** Work required **
Scan the data for "standalone" and copy the lines it appears in.

** Records for the task **
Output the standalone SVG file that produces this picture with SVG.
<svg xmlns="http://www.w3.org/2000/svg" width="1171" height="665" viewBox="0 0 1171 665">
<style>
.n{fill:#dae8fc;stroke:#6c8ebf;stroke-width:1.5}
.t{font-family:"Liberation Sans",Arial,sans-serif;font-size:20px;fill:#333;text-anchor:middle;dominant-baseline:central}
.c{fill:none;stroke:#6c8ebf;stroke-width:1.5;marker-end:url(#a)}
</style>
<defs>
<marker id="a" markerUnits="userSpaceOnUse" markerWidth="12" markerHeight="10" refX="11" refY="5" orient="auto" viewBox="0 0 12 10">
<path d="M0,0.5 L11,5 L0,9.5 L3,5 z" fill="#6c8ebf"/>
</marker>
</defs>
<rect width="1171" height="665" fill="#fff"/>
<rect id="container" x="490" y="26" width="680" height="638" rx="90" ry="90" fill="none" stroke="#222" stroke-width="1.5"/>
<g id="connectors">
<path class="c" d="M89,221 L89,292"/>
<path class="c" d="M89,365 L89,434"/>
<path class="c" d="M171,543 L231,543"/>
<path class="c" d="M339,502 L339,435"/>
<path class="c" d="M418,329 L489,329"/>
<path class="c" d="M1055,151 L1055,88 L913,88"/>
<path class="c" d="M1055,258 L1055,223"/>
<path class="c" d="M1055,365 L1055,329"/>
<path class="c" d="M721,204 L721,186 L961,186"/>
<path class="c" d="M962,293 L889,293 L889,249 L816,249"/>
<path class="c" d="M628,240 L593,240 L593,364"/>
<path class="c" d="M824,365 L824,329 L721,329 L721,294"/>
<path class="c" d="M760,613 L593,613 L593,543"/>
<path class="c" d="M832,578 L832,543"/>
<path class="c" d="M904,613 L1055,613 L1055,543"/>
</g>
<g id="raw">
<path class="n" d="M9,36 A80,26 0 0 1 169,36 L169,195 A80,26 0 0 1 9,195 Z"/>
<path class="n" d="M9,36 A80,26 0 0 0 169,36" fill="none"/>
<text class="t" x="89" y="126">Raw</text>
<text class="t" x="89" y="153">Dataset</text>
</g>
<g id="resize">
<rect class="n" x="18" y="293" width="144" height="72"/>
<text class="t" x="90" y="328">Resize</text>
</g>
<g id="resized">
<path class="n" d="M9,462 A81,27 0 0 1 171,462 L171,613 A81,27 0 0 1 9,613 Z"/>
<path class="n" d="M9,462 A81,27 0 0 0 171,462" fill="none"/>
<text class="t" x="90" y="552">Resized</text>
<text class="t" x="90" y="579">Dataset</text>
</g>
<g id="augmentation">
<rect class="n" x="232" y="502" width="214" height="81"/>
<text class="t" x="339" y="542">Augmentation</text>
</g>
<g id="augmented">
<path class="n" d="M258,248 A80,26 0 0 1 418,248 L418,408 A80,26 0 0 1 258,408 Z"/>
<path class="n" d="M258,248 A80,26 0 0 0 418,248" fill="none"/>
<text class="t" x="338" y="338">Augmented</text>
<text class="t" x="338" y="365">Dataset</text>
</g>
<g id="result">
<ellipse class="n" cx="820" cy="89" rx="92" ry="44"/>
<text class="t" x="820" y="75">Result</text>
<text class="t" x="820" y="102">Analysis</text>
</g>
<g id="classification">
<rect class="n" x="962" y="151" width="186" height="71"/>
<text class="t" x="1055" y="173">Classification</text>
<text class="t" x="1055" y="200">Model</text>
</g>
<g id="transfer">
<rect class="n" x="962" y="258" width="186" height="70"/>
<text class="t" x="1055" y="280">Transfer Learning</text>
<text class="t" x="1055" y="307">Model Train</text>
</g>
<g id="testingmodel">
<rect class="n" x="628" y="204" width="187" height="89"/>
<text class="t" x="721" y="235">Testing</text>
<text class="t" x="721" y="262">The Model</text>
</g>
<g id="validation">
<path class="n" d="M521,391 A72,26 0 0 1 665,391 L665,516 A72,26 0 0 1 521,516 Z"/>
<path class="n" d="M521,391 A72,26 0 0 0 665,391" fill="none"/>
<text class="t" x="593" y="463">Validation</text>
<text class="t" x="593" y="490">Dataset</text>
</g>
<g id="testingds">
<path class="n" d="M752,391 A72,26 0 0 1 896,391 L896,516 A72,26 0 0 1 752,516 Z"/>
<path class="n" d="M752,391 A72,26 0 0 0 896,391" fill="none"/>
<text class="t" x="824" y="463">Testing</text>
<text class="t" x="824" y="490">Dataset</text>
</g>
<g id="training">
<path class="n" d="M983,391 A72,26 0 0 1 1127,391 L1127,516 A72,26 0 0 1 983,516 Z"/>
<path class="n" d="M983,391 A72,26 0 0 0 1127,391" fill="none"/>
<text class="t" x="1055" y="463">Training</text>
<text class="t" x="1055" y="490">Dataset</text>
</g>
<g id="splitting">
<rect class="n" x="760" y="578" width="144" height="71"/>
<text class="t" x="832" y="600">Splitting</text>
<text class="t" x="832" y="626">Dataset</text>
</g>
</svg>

---

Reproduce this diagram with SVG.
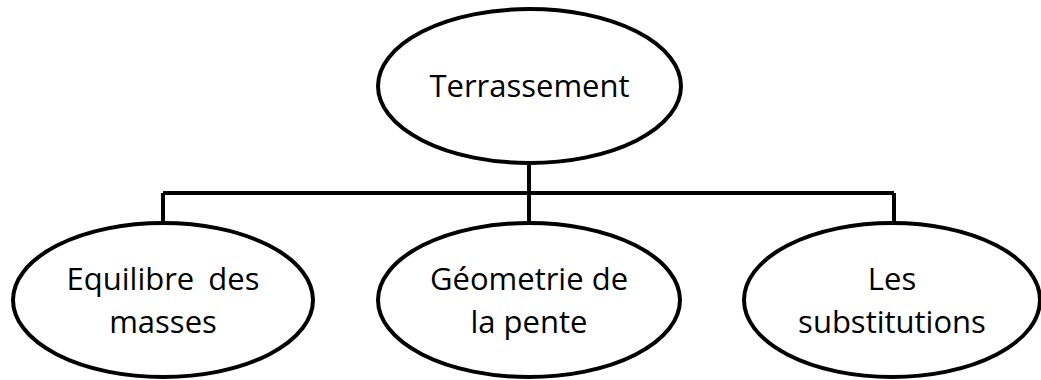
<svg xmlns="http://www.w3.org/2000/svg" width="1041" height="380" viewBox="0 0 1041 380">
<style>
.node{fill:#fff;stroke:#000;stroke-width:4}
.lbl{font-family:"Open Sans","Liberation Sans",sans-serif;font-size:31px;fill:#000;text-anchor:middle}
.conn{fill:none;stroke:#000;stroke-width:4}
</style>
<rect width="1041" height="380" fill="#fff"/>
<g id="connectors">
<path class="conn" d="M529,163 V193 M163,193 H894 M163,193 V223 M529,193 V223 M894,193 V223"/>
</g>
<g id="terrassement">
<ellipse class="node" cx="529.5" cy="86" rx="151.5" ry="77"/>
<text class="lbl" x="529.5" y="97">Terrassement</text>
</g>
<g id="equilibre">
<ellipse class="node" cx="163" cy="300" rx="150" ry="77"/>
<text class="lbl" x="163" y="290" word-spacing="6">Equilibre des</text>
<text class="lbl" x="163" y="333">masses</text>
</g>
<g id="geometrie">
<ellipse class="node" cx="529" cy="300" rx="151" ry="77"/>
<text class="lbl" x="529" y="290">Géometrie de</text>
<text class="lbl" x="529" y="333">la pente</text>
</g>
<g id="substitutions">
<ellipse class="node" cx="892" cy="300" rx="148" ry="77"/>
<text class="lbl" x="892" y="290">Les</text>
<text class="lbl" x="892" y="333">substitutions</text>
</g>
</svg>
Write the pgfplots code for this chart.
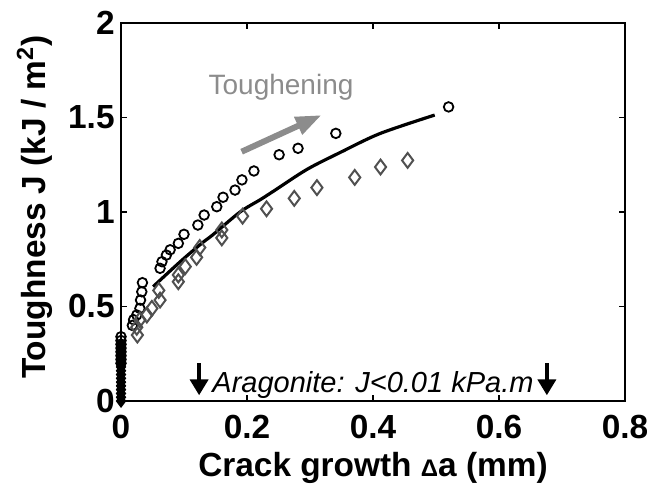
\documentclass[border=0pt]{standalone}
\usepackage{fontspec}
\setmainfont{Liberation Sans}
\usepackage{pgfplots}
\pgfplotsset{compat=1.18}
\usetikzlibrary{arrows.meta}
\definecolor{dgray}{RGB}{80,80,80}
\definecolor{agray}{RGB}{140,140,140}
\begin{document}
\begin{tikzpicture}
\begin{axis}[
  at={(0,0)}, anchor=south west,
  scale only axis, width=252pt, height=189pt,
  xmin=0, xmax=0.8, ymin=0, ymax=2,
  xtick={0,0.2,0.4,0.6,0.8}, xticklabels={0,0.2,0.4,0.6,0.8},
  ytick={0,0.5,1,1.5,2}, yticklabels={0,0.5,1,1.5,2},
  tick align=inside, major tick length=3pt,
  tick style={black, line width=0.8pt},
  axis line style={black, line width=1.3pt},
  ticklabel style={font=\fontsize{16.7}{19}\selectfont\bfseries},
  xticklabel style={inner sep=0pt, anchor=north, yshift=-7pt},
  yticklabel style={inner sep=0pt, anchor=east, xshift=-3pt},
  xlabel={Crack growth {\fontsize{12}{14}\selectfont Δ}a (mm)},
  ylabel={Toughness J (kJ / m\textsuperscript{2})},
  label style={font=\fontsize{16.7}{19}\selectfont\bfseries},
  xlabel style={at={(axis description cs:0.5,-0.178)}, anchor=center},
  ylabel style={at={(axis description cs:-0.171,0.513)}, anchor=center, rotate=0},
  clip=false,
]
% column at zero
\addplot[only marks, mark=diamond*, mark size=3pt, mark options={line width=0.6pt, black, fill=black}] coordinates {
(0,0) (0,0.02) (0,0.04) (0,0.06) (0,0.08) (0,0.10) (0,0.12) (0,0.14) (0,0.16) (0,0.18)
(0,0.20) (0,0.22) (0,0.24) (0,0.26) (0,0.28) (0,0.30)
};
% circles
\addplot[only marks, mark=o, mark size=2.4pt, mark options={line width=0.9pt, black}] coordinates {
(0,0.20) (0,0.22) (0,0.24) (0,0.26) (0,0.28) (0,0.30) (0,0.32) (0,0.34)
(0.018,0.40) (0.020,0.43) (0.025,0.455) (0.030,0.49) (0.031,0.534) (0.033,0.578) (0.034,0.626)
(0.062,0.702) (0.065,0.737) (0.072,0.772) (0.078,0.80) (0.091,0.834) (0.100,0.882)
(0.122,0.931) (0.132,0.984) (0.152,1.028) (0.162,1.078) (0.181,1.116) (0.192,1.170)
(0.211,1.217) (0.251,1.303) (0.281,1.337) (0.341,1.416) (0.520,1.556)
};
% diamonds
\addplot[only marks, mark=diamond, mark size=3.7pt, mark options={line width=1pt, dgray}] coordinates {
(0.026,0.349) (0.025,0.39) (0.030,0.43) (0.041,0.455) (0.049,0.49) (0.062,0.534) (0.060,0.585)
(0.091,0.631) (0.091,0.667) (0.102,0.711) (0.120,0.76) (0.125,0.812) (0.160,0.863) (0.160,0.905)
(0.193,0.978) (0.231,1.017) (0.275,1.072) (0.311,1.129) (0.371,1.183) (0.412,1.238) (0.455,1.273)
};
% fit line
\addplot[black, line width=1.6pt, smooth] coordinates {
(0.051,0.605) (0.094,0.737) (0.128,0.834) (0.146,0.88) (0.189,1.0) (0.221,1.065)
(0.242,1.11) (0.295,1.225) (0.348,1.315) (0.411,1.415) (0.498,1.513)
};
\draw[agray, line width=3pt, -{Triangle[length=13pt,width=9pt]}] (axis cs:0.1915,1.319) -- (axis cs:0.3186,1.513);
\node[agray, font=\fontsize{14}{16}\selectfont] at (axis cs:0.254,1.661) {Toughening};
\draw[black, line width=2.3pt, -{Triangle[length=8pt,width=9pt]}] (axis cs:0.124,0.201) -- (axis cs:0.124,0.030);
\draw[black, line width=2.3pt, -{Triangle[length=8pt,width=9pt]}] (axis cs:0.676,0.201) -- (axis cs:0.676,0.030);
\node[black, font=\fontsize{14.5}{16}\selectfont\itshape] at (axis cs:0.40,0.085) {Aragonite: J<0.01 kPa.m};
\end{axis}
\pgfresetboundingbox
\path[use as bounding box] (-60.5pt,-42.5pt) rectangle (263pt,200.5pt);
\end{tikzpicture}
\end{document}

** Solution to this exercise **
Output the standalone SVG file that produces this picture with SVG.
\documentclass[border=0pt]{standalone}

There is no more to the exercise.